- _What you will do_: Find the word "seaborn" in the records below. List each line containing it.

- _Available records_:
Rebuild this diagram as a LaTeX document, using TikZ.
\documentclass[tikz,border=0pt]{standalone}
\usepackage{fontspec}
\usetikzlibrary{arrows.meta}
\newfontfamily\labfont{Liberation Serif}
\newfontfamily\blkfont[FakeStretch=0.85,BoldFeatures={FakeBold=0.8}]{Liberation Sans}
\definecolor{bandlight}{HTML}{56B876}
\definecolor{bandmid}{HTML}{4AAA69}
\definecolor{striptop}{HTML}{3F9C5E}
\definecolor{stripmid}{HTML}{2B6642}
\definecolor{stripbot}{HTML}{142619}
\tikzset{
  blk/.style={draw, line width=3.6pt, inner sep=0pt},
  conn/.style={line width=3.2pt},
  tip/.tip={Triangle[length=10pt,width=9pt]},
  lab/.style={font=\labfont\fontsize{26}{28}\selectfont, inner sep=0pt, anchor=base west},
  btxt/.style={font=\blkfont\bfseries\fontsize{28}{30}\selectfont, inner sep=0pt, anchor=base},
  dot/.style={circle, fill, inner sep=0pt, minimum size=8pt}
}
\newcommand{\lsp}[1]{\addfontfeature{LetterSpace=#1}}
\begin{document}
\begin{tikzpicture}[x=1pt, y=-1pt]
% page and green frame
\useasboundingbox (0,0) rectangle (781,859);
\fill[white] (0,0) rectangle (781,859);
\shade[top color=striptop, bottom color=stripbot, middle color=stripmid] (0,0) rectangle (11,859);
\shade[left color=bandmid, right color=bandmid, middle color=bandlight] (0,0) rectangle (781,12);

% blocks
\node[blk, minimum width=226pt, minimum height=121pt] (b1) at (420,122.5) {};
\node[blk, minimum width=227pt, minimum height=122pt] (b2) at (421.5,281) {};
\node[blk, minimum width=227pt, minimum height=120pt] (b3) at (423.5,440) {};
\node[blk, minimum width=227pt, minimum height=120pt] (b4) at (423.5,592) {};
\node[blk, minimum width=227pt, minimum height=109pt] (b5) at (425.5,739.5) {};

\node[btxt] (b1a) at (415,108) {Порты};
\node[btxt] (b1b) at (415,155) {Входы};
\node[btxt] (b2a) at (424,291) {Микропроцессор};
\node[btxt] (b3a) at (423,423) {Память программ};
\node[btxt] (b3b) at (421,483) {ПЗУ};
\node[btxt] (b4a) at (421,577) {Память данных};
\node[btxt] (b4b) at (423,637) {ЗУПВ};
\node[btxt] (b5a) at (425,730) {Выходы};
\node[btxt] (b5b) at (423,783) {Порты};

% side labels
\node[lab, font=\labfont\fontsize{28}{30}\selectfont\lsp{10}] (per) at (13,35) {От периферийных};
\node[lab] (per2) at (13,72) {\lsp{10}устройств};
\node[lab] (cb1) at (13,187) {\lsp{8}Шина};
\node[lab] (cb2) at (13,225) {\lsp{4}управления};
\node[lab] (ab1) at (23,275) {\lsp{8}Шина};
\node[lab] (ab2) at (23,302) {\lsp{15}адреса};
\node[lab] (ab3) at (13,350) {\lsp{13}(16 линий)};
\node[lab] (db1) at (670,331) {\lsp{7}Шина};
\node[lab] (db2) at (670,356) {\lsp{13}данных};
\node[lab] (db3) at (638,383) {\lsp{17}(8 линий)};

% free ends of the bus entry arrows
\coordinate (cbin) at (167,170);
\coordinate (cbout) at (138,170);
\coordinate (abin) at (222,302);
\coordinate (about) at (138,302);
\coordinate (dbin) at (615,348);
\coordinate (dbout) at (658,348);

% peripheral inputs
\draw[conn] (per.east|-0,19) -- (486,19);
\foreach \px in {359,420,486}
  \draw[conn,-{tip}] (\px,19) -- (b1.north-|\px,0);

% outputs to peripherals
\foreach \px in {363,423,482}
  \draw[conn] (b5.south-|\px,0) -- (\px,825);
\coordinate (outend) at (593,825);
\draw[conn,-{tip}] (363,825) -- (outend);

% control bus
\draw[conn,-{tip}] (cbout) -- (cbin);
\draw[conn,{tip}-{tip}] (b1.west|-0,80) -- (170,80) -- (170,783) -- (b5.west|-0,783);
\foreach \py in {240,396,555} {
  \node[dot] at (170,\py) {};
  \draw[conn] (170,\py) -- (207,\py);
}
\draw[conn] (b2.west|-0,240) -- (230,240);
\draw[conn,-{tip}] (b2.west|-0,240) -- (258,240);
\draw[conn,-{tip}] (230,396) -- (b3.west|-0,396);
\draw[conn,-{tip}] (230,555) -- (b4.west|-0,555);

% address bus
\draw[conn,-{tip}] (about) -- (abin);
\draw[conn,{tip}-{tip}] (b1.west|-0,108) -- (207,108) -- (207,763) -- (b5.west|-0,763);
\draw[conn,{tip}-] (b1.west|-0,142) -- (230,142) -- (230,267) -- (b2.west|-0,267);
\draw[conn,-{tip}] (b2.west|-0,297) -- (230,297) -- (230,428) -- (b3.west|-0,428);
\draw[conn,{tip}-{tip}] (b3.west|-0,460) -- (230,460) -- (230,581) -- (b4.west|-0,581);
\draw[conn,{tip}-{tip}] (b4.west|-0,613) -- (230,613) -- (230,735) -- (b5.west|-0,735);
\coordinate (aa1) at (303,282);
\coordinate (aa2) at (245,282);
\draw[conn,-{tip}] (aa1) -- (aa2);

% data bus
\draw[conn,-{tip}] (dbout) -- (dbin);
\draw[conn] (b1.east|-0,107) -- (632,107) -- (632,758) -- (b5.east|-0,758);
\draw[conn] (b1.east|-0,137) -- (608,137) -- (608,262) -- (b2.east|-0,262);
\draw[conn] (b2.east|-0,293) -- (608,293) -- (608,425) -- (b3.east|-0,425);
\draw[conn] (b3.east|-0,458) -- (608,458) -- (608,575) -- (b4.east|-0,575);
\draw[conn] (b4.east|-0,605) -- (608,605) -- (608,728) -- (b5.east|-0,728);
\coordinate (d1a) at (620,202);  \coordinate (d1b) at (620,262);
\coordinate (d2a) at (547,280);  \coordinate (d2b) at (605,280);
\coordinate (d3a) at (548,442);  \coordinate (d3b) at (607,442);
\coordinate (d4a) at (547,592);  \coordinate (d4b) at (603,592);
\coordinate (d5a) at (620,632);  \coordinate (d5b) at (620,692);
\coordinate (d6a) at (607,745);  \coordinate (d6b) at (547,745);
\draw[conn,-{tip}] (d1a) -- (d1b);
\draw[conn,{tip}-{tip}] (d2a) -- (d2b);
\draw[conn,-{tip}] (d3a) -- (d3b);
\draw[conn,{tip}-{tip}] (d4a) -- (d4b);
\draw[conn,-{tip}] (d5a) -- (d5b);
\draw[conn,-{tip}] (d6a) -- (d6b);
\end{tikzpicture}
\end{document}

---

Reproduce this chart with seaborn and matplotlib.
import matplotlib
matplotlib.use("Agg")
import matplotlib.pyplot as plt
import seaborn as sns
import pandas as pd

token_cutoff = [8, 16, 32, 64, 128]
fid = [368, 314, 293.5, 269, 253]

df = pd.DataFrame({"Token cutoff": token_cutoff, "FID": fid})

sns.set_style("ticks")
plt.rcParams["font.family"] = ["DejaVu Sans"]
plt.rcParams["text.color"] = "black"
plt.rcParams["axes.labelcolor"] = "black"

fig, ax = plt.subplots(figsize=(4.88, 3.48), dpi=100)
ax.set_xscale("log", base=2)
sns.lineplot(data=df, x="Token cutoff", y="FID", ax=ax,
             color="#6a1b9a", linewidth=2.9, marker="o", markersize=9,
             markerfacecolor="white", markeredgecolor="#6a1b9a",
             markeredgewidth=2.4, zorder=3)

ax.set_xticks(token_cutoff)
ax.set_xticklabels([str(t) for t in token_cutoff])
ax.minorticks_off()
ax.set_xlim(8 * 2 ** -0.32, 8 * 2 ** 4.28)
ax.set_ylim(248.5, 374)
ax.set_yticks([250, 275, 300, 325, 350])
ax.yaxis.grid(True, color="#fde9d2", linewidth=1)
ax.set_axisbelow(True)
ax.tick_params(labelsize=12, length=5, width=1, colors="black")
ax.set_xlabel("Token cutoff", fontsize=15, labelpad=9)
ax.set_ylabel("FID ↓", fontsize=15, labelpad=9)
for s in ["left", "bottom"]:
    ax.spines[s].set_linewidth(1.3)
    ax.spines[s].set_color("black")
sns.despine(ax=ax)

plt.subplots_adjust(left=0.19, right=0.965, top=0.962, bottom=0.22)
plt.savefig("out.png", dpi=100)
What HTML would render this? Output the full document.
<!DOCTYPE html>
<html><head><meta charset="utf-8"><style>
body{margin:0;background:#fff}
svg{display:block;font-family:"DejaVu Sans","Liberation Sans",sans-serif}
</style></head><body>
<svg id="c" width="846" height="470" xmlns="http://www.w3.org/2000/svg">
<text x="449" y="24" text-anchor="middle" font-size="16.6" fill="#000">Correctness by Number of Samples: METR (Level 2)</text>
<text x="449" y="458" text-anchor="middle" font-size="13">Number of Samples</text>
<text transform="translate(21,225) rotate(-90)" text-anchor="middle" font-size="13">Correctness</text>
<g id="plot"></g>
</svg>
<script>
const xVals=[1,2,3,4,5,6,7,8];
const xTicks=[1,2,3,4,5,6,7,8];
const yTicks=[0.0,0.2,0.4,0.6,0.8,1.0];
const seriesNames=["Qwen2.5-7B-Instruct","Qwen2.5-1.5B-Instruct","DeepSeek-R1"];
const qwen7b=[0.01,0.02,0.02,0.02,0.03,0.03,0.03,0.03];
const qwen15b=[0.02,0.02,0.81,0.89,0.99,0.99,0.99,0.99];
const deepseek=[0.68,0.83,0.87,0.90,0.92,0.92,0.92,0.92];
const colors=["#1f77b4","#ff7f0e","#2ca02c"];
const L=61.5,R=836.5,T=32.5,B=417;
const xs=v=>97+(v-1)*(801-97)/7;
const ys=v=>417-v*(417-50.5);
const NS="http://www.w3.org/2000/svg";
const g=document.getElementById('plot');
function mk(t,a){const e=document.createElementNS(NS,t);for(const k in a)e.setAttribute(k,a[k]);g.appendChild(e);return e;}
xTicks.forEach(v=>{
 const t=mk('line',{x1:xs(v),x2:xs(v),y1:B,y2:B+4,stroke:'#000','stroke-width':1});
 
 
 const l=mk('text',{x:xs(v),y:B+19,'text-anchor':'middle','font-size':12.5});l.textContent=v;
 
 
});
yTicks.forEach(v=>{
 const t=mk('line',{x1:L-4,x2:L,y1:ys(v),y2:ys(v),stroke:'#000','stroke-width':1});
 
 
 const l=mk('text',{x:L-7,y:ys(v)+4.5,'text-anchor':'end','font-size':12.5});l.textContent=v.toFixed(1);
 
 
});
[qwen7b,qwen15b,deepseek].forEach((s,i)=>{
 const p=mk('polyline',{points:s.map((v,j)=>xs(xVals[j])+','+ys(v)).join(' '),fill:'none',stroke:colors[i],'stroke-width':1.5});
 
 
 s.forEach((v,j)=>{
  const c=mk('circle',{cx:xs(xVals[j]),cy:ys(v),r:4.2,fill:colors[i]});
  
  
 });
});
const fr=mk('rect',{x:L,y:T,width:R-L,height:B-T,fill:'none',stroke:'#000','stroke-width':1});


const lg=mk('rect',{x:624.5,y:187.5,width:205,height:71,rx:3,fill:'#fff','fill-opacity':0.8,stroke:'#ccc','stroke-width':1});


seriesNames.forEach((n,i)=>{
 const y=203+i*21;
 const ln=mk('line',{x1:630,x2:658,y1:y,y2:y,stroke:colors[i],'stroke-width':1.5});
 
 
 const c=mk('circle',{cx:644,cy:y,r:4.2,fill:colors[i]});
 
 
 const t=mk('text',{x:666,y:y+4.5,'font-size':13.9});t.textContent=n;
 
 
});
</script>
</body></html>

* * *

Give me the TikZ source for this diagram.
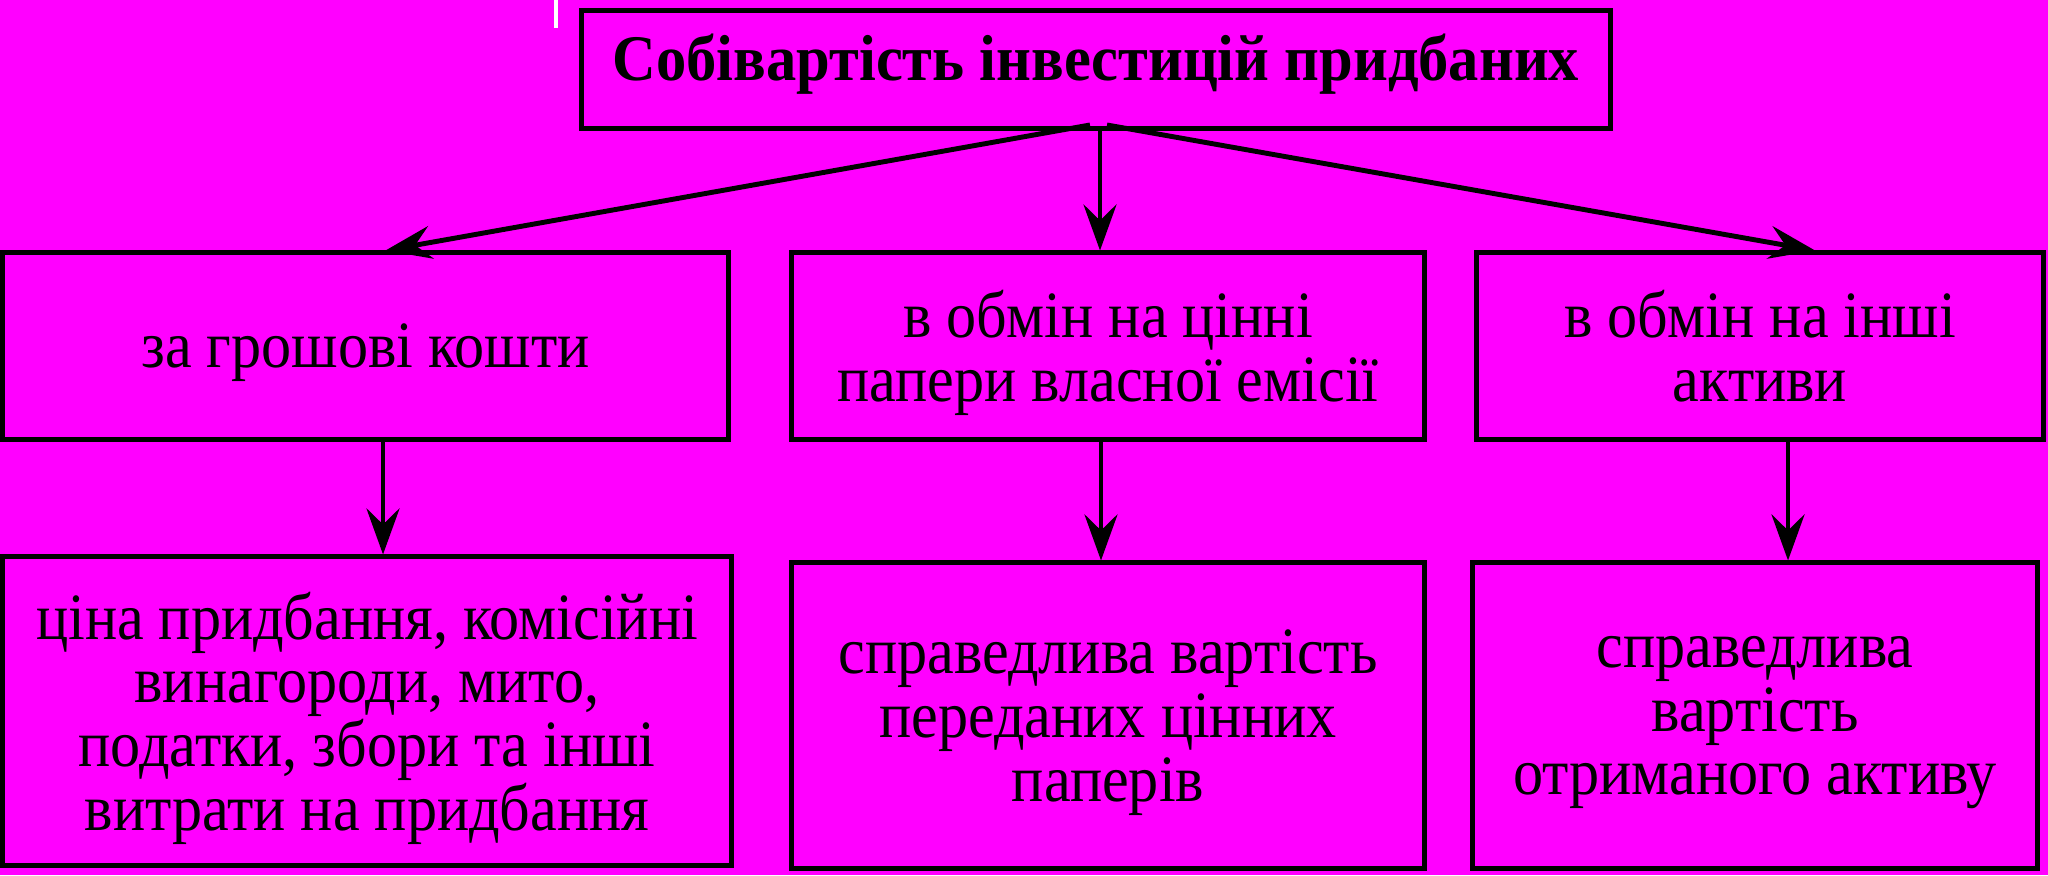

- _Answer to the problem_:
Reproduce this chart with seaborn and matplotlib.
import seaborn as sns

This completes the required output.